The PC Buyer Beware! website – pcbuyerbeware.co.uk – only interacts with the computers and smartphones of its users in the following two ways that have privacy issues. 1. – By the cookies set by its advertisers. 2. – By requiring an email address to be supplied on its Contact form. Those two areas of any popular website receive spam. Requiring an email address helps to distinguish between genuine communication and spam.

If you don’t know what the cookies used by websites are, the following Wikipedia page provides information on them:

HTTP cookie – https://en.wikipedia.org/wiki/HTTP_cookie

Google AdSense is currently the only advertiser that uses cookies to provide adverts on pcbuyerbeware.co.uk.

The email addresses of users obtained via comments and messages sent using the Contact form are never used by this website other than for their intended purpose or sold to anyone else.

In short, the PC Buyer Beware! website does not invade the privacy of its users any more than any other website that uses the cookies of leading advertisers to deliver adverts and which make use of a Contact form that requires the input of an email address.

How cookies are used on the PC Buyer Beware! website

By using the PC Buyer Beware! website – pcbuyerbeware.co.uk – unless you choose the rejection option that presents itself along with the acceptance option on the Cookie Consent pop-up, you agree to the use of cookies placed by major advertising networks (currently only Google AdSense that uses several advertising companies) on your computer or smartphone. Unless, of course, you have disabled cookies in the web browser(s) that you use. The Cookie Consent pop-up disappears when a visitor to this website scrolls down the first page. Scrolling down the first page sitgnals the visitor’s acceptance of the use of cookies.

First-party cookies and third-party cookies

The PC Buyer Beware! website – pcbuyerbeware.co.uk – only uses 1 first-party cookie for internal use that makes it possible, for example, for your web browser to remember which pages have been accessed so that the site menu can show that information – and the third-party cookies that its advertisers use.

The revenue received from the adverts keep the website running, because websites have to pay for hosting and the webmaster has to pay for a broadband Internet Service Provider. If these basic costs were not met, the website would cease to exist.

The third-party requests for information from Facebook, Twitter, G+ are not cookies

The third-party requests for information that are detected for this website – they don’t place cookies – come from the social networks – Facebook, Twitter, Google, etc. – and businesses that provide websites with information about how they are being used so that they can be improved, such as Google Analytics.

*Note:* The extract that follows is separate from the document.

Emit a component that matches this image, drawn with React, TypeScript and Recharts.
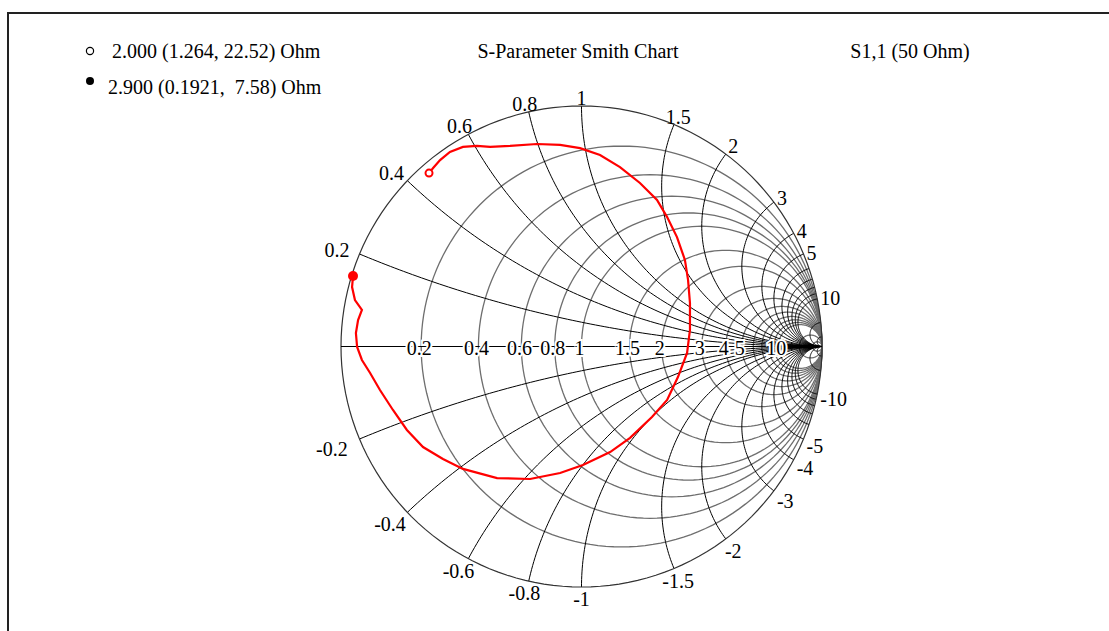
import React from 'react';
import { ScatterChart, Scatter, XAxis, YAxis } from 'recharts';

// grid values of the Smith chart (normalised to 50 Ohm)
const resistanceValues = [0.2, 0.4, 0.6, 0.8, 1, 1.5, 2, 3, 4, 5, 6, 7, 8, 9, 10, 20, 50];
const reactanceValues = [0.2, 0.4, 0.6, 0.8, 1, 1.5, 2, 3, 4, 5, 6, 7, 8, 9, 10, 20, 50];
const resistanceLabels = [0.2, 0.4, 0.6, 0.8, 1, 1.5, 2, 3, 4, 5, 10];
const reactanceLabels = [0.2, 0.4, 0.6, 0.8, 1, 1.5, 2, 3, 4, 5, 10];

// S1,1 trace, reflection coefficient
const traceRe = [
  -0.634, -0.617, -0.588, -0.547, -0.493, -0.435, -0.38, -0.297, -0.185, -0.089, -0.006, 0.077,
  0.16, 0.243, 0.314, 0.356, 0.397, 0.43, 0.443, 0.451, 0.451, 0.439, 0.401, 0.356, 0.293, 0.202,
  0.119, 0.006, -0.089, -0.214, -0.351, -0.493, -0.576, -0.659, -0.726, -0.784, -0.838, -0.879,
  -0.913, -0.933, -0.938, -0.929, -0.913, -0.942, -0.954, -0.95,
];
const traceIm = [
  0.721, 0.742, 0.775, 0.809, 0.83, 0.834, 0.83, 0.834, 0.842, 0.838, 0.825, 0.796,
  0.746, 0.68, 0.609, 0.538, 0.455, 0.36, 0.277, 0.181, 0.069, -0.027, -0.127, -0.222, -0.293, -0.38,
  -0.439, -0.493, -0.526, -0.551, -0.547, -0.509, -0.468, -0.418, -0.347, -0.264, -0.181, -0.11,
  -0.056, -0.002, 0.056, 0.11, 0.152, 0.193, 0.247, 0.293,
];

const FONT = '"Liberation Serif", "Times New Roman", serif';
const FS = 20;

type Pt = { x: number; y: number; label?: string };

const resistanceCircle = (r: number): Pt[] => {
  const c = r / (r + 1);
  const rad = 1 / (r + 1);
  const pts: Pt[] = [];
  for (let i = 0; i <= 160; i++) {
    const a = (i / 160) * Math.PI * 2;
    pts.push({ x: c + rad * Math.cos(a), y: rad * Math.sin(a) });
  }
  return pts;
};

const reactanceArc = (x: number, sign: number): Pt[] => {
  const cy = 1 / x;
  const ix = (x * x - 1) / (x * x + 1);
  const iy = (2 * x) / (x * x + 1);
  let a0 = Math.atan2(iy - cy, ix - 1);
  if (a0 < 0) a0 += Math.PI * 2;
  const a1 = Math.PI * 1.5;
  const pts: Pt[] = [];
  for (let i = 0; i <= 100; i++) {
    const a = a0 + ((a1 - a0) * i) / 100;
    pts.push({ x: 1 + cy * Math.cos(a), y: sign * (cy + cy * Math.sin(a)) });
  }
  return pts;
};

const textWidth = (s: string) =>
  s.split('').reduce((w, ch) => w + (ch === '.' ? 0.25 : ch === '-' ? 0.333 : 0.5), 0) * FS;

const Empty = () => <g />;

const AxisLabel = (props: any) => {
  const { cx, cy, payload } = props;
  return (
    <text x={cx - 2} y={cy + 1} textAnchor="middle" dominantBaseline="central" fontSize={FS}
      fontFamily={FONT} fill="#000" stroke="#fff" strokeWidth={4} paintOrder="stroke">
      {payload.label}
    </text>
  );
};

const RimLabel = (props: any) => {
  const { cx, cy, payload } = props;
  const phi = Math.atan2(payload.y, payload.x);
  const c = Math.cos(phi);
  const s = Math.sin(phi);
  const w = textWidth(payload.label);
  const k = 3;
  const tx = Math.abs(c) > 1e-6 ? (w / 2 + k) / Math.abs(c) : Infinity;
  const ty = Math.abs(s) > 1e-6 ? (7 + k) / Math.abs(s) : Infinity;
  const t = Math.min(tx, ty);
  const bias = c < 0 ? c * w * 0.3 : 0;
  return (
    <text x={cx + c * t + bias} y={cy - s * t + 2} textAnchor="middle" dominantBaseline="central"
      fontSize={FS} fontFamily={FONT} fill="#000">
      {payload.label}
    </text>
  );
};

const OpenDot = (props: any) => (
  <circle cx={props.cx} cy={props.cy} r={3.5} fill="#fff" stroke="#ff0000" strokeWidth={2} />
);
const FilledDot = (props: any) => <circle cx={props.cx} cy={props.cy} r={5} fill="#ff0000" />;

const App: React.FC = () => {
  const trace: Pt[] = traceRe.map((x, i) => ({ x, y: traceIm[i] }));
  const axisLabelPts: Pt[] = resistanceLabels.map((r) => ({ x: (r - 1) / (r + 1), y: 0, label: String(r) }));
  const rimLabelPts: Pt[] = [];
  reactanceLabels.forEach((x) => {
    const gx = (x * x - 1) / (x * x + 1);
    const gy = (2 * x) / (x * x + 1);
    rimLabelPts.push({ x: gx, y: gy, label: String(x) });
    rimLabelPts.push({ x: gx, y: -gy, label: '-' + x });
  });

  return (
    <div style={{ position: 'fixed', left: 0, top: 0, width: 1109, height: 631, background: '#fff', overflow: 'hidden' }}>
      <div style={{ position: 'absolute', left: 7, top: 12, width: 1110, height: 630, borderLeft: '2px solid #222', borderTop: '2px solid #222' }} />
      <svg width={1109} height={631} style={{ position: 'absolute', left: 0, top: 0 }}>
        <g fontFamily={FONT} fontSize={FS} fill="#000">
          <circle cx={90} cy={51} r={3.6} fill="#fff" stroke="#000" strokeWidth={1.2} />
          <text x={112} y={51} dominantBaseline="central">2.000 (1.264, 22.52) Ohm</text>
          <circle cx={90} cy={81} r={4} fill="#000" />
          <text x={108} y={87} dominantBaseline="central" style={{ whiteSpace: 'pre' }}>{'2.900 (0.1921,  7.58) Ohm'}</text>
          <text x={578} y={51} textAnchor="middle" dominantBaseline="central">S-Parameter Smith Chart</text>
          <text x={910} y={51} textAnchor="middle" dominantBaseline="central">S1,1 (50 Ohm)</text>
        </g>
      </svg>
      <div style={{ position: 'absolute', left: 0, top: 0 }}>
        <ScatterChart width={1109} height={631} margin={{ top: 106, right: 287, bottom: 44, left: 341 }}>
          <XAxis type="number" dataKey="x" domain={[-1, 1]} hide />
          <YAxis type="number" dataKey="y" domain={[-1, 1]} hide />
          {resistanceValues.map((r) => (
            <Scatter key={'r' + r} data={resistanceCircle(r)} line={{ stroke: '#6e6e6e', strokeWidth: 1.3 }}
              shape={Empty} isAnimationActive={false} />
          ))}
          {reactanceValues.map((x) => (
            <Scatter key={'xp' + x} data={reactanceArc(x, 1)} line={{ stroke: '#000', strokeWidth: 1 }}
              shape={Empty} isAnimationActive={false} />
          ))}
          {reactanceValues.map((x) => (
            <Scatter key={'xn' + x} data={reactanceArc(x, -1)} line={{ stroke: '#000', strokeWidth: 1 }}
              shape={Empty} isAnimationActive={false} />
          ))}
          <Scatter data={resistanceCircle(0)} line={{ stroke: '#333', strokeWidth: 1.2 }} shape={Empty} isAnimationActive={false} />
          <Scatter data={[{ x: -1, y: 0 }, { x: 1, y: 0 }]} line={{ stroke: '#000', strokeWidth: 1.2 }} shape={Empty} isAnimationActive={false} />
          <Scatter data={axisLabelPts} shape={AxisLabel} isAnimationActive={false} />
          <Scatter data={rimLabelPts} shape={RimLabel} isAnimationActive={false} />
          <Scatter data={trace} line={{ stroke: '#ff0000', strokeWidth: 2.2 }} shape={Empty} isAnimationActive={false} />
          <Scatter data={trace.slice(0, 1)} shape={OpenDot} isAnimationActive={false} />
          <Scatter data={trace.slice(-1)} shape={FilledDot} isAnimationActive={false} />
        </ScatterChart>
      </div>
    </div>
  );
};

export default App;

Any website that has the code for Google Analytics on its webpages, for example, collects the maximum possible amount of information about the how that website is being used and about the people using it. The kind of information collected is: the web browser and operating system used to access the site, the search terms used to find the site, pages visited, length of time on the site, etc.

For your information, Google AdSense uses its own third-party cookies and may use other third-party cookies of the advertising companies that the company employs to provide targeted, customised advertising. For example, Google achieves providing customised advertising by making use of the personal profiles that it has built up from information obtained from websites that users have previously visited, or from information it has obtained from the free software and services that it provides via Google accounts.

If you are using the Internet in the EU, you can find out about how advertisers use cookies by visiting youronlinechoices.eu. If you are using the Internet in the USA, visit aboutads.info/choices, which allows users to block the ads served by the major advertising companies, including Google.